The local IT people can actually play with the unit directly, and Microsoft flunkies probably would be a better bet than taking your chances here. So, since you're comfortable doing just about anything anyone suggests, I suggest you take it either to the local IT people, or give MS a call... Unless, that is, there's something you wish to tell us about the origins of that copy of XP.
Brand new laptop that came with Win 7. I installed Windows XP SP3 (Corp.) and created a dual boot with the help of Easy BCD. Works perfect. Installed all XP drivers and fundamental necessities (media players, a/v tools, compression utilities, etc.). Everything's working perfect.
Finally get to a point where the system is exactly the way I'd like it if I had to restore it at some point and start over, so I decide to back it up. I figured I'd try Norton Ghost since the program I've historically used (EZ-Gig II, which is basically an older version of Acronis) doesn't work with Win 7. I installed Ghost 15, but during the installation XP SP3 reported that critical Windows files had been replaced and to insert my Windows CD to replace the system files. The Ghost installation was still progressing so I allowed Ghost to finish installation before doing anything, and once it was installed I ran it to make sure it was working properly after receiving the error msg from Windows. It appeared to be working fine, so I wasn't sure what to make of the error msg from Windows, but I went ahead and put in the original Windows CD. After just a moment that error message asking for the Windows CD went away, so I figured it replaced the offending file(s), and Windows was working normally. I wasn't worried about it breaking Ghost, since I can always re-install that if need be.

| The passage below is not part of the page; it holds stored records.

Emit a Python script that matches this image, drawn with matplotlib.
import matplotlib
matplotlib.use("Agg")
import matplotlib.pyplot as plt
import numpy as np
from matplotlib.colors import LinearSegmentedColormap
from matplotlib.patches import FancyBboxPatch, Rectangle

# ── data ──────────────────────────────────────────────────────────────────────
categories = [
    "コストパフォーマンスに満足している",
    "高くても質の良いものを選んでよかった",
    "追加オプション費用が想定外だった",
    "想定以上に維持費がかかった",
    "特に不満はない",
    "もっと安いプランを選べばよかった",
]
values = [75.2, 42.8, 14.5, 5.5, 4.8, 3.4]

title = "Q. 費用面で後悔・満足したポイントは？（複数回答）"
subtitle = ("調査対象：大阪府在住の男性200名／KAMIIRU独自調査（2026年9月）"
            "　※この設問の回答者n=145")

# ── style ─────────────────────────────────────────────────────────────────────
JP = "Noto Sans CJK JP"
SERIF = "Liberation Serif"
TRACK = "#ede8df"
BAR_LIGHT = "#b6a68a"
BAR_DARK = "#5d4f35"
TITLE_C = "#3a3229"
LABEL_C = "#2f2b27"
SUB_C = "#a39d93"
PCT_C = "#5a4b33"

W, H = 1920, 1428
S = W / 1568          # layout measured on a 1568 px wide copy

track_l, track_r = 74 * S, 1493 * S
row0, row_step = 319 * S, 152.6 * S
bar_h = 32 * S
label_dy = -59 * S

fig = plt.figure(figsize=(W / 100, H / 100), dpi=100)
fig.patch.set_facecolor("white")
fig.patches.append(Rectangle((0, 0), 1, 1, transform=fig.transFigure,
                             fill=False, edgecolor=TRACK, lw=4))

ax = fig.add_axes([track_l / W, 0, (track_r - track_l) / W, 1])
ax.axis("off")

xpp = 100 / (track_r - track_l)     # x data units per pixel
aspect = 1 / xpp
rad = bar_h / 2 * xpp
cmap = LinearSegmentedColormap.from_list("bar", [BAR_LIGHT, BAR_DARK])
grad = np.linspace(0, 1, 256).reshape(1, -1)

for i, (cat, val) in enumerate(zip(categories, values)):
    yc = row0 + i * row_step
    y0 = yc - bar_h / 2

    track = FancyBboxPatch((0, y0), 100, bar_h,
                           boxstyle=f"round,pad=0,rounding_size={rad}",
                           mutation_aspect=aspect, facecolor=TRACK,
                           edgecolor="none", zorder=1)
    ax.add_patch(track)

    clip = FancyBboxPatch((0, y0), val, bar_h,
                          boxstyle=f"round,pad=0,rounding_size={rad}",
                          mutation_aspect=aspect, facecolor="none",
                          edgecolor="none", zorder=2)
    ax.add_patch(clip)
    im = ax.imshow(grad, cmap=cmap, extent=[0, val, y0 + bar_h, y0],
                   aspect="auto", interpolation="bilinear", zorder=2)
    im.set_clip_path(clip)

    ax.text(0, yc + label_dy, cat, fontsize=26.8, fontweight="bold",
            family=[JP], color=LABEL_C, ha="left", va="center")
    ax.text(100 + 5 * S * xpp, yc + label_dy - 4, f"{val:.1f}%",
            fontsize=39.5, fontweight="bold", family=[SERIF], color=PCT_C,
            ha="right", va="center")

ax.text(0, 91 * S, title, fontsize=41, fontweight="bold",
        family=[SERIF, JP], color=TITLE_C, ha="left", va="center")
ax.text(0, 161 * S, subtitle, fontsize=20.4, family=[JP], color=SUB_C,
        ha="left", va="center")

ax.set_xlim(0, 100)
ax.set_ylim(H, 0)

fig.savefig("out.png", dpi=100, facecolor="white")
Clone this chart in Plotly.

Using Ghost I went ahead and cloned just my XP partition (about 16GB) to a 160GB HD. It seemed to work fine and there were no issues. Went to sleep, and when I woke up I rebooted my laptop, and that's when I noticed Windows XP hang during bootup. This was the original HD with the dual boot installation, not the HD I had backed up to. Windows XP start to load normally, gets past the first Windows XP logo with the black background, then gets to the blue background with the separator lines at the top and bottom and the small XP logo near the center. By watching the HD activity I can tell it's still loading and based on past load times it should be ALMOST done, but then I see the HD activity stop, and just flicker occasionally, and it sits at that point indefinitely doing that.
Since this was a new laptop and I was just getting everything installed, I hadn't made any recovery discs yet. The Corp XP CD provides an option for the Advanced Disk Recovery Service (or something like that) if I press a button while booting from CD, but if I select that it prompts me to insert the floppy disk (lol, who has a floppy drive in a laptop anymore?). It does NOT allow me to access the Recovery Console booting from that CD, but I do have a separate CD I can boot to and load the Recovery Console. Don't know that that will solve my problem since I don't know what file(s) need to be replaced.
So that's where I'm at, and I'm pretty much stuck. I've spent so much time installing drivers and software and configuring all of them with this XP installation, I would HATE to have to scrap it and reinstall from scratch, just because there's a file or two that have been replaced or perhaps even deleted.
MY PC knowledge level is pretty high, so I'm comfortable with doing just about anything anyone suggests. Any help is appreciated, and thanks in advance!